DO THIS:
Go through the listing below and gather every line with the word "drawn".

INFORMATION GIVEN:
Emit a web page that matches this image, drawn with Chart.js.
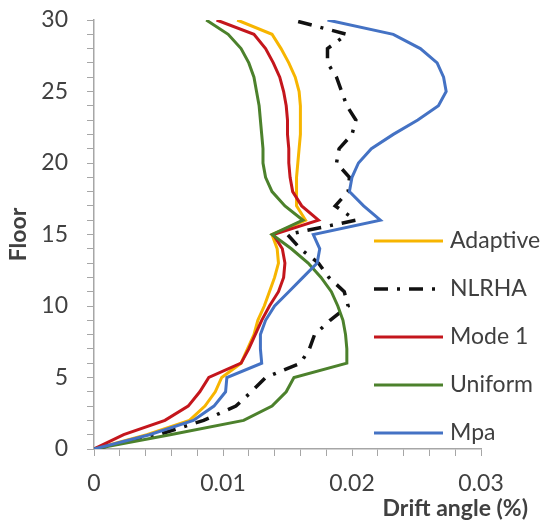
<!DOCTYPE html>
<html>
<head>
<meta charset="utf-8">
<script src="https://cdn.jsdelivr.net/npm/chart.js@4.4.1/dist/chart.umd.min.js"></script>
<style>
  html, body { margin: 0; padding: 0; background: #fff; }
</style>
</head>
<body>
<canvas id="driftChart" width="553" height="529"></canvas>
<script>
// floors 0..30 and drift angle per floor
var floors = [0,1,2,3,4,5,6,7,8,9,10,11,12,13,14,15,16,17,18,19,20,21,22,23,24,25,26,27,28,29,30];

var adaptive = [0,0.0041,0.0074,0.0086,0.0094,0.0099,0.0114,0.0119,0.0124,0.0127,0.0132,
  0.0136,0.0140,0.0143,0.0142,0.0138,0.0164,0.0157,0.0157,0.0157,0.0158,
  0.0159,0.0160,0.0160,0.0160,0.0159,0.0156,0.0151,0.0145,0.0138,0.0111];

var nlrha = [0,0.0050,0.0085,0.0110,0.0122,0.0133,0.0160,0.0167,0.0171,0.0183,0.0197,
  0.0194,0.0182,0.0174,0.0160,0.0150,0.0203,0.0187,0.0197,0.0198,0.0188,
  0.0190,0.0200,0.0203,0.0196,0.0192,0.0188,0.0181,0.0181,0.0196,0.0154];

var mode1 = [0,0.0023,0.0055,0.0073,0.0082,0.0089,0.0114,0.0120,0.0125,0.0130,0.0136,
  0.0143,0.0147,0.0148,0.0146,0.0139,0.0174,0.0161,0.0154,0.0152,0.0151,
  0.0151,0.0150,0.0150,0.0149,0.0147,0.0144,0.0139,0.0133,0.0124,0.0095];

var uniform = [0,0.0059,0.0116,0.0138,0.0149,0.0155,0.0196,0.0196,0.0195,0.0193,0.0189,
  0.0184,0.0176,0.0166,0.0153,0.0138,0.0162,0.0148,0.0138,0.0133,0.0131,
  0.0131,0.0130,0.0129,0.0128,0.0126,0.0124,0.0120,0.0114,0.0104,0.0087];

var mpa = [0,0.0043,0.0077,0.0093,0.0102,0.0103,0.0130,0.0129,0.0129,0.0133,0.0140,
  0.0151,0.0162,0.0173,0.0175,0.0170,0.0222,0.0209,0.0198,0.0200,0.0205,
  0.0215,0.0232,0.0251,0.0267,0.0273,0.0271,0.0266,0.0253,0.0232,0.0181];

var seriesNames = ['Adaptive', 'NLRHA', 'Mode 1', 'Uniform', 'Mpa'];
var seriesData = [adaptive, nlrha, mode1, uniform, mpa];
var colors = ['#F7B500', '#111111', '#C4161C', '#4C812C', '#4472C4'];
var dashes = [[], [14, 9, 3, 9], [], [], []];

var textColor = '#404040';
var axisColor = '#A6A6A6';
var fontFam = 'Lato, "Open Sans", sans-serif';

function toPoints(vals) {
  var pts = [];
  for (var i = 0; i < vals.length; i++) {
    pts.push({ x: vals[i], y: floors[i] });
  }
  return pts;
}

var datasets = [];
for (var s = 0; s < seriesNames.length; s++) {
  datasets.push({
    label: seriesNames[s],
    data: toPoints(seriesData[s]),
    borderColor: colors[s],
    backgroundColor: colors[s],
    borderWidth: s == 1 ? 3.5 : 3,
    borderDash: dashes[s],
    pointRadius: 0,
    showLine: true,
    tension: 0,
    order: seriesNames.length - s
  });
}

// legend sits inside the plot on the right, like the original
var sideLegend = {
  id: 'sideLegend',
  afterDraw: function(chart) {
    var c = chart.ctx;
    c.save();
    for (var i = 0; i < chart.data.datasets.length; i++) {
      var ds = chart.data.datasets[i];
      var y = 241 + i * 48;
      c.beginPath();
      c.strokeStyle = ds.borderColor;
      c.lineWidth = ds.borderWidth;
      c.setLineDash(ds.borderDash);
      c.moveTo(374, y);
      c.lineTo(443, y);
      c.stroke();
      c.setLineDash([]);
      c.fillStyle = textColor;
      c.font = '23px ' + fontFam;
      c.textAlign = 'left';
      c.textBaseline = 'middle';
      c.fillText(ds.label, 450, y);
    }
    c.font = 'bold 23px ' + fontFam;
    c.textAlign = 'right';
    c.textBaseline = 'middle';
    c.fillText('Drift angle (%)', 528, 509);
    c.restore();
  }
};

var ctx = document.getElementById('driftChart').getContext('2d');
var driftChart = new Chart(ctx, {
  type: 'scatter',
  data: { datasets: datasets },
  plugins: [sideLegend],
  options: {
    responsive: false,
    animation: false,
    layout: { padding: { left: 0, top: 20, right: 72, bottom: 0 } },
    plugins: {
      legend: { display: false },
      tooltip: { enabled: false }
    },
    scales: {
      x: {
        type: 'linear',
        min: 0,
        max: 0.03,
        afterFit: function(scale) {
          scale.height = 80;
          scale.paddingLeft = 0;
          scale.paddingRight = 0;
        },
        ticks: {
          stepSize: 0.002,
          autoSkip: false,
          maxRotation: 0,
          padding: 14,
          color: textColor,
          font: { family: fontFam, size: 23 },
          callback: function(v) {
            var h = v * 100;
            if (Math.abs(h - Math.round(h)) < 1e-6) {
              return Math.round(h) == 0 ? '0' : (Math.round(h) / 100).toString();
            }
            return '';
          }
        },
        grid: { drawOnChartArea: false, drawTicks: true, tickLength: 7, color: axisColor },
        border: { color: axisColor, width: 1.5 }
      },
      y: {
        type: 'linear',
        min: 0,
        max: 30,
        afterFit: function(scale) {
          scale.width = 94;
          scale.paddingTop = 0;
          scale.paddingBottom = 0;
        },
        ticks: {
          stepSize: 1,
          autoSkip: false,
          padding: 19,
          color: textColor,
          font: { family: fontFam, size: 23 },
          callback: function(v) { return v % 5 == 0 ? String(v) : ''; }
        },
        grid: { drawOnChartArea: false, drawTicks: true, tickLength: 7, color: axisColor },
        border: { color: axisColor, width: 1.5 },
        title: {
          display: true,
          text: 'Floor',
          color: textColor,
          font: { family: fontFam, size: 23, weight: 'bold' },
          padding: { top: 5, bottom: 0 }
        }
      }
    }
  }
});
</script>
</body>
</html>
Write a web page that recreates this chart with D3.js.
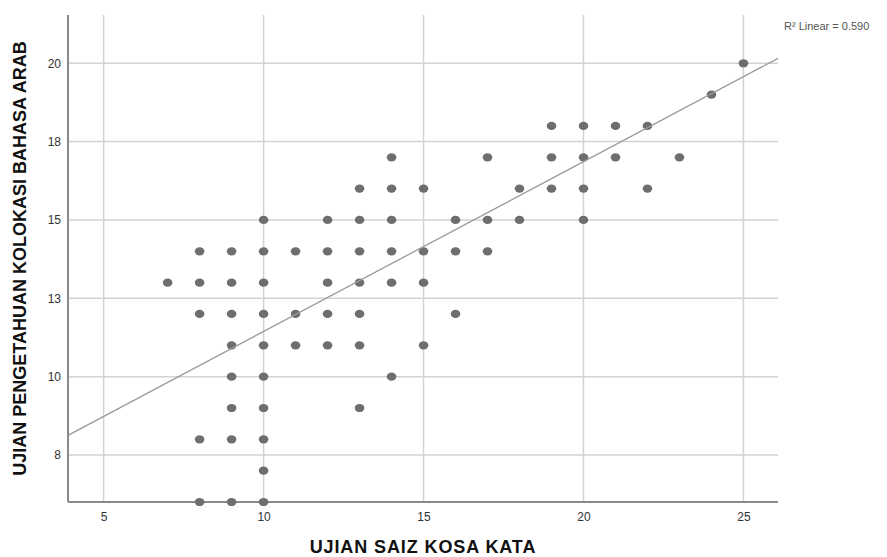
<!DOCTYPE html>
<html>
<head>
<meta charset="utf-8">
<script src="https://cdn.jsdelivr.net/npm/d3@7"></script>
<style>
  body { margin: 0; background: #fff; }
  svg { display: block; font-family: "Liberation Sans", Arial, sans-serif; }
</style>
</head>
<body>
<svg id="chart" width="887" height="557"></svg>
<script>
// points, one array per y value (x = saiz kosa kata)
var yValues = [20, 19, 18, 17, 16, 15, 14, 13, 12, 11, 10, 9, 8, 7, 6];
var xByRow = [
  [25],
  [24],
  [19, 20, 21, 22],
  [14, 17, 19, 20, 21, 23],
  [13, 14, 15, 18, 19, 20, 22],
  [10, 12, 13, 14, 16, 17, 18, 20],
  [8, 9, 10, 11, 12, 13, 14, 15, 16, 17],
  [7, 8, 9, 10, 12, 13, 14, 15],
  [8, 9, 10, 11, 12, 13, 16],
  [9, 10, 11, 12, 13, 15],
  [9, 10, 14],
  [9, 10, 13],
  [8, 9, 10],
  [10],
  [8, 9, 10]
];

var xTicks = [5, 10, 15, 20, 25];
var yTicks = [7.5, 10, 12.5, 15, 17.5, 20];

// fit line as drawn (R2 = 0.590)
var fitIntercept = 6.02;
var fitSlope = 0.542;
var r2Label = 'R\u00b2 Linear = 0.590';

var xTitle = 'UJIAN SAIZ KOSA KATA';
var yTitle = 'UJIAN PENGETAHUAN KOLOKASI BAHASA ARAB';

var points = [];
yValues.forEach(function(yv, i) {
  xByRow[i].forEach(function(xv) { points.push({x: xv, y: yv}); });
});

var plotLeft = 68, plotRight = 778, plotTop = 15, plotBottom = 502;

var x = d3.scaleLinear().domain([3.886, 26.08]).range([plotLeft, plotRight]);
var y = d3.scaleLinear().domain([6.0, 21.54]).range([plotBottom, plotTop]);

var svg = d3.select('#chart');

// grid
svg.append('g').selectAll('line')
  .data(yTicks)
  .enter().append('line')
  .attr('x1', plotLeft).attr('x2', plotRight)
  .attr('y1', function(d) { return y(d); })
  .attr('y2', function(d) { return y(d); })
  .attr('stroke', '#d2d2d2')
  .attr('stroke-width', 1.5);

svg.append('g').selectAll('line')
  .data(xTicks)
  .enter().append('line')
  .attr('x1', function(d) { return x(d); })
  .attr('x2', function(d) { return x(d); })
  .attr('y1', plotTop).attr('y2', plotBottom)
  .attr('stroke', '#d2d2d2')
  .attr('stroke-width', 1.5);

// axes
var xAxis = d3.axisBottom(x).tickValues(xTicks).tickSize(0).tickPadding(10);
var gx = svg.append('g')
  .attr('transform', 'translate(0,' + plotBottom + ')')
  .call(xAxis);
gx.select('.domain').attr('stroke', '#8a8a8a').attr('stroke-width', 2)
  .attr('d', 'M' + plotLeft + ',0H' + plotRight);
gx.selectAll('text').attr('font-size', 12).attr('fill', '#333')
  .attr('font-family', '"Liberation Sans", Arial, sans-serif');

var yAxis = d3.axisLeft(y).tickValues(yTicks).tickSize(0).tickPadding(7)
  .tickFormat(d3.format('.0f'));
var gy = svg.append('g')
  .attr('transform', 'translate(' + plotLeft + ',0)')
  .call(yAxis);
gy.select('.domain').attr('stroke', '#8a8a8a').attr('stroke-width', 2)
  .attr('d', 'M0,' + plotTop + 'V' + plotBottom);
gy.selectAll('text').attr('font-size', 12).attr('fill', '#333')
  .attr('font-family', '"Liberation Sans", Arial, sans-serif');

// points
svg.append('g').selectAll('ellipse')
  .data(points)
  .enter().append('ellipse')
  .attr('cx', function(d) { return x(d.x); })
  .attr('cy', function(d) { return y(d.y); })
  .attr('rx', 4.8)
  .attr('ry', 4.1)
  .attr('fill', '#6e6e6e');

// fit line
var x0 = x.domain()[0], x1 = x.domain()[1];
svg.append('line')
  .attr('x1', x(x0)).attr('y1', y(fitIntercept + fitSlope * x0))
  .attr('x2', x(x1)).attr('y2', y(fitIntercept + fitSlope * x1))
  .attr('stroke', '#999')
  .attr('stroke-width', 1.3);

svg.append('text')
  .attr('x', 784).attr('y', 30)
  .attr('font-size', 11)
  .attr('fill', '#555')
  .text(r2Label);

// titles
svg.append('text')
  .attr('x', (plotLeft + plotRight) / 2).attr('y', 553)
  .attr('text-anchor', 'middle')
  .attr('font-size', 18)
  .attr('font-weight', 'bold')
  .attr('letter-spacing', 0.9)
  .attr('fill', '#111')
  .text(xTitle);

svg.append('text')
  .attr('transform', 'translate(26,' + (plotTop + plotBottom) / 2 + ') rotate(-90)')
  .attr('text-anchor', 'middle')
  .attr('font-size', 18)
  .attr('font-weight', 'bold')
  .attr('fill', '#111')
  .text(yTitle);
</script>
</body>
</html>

FULL OUTPUT:
Emit a web page that matches this image, drawn with Chart.js.
// fit line as drawn (R2 = 0.590)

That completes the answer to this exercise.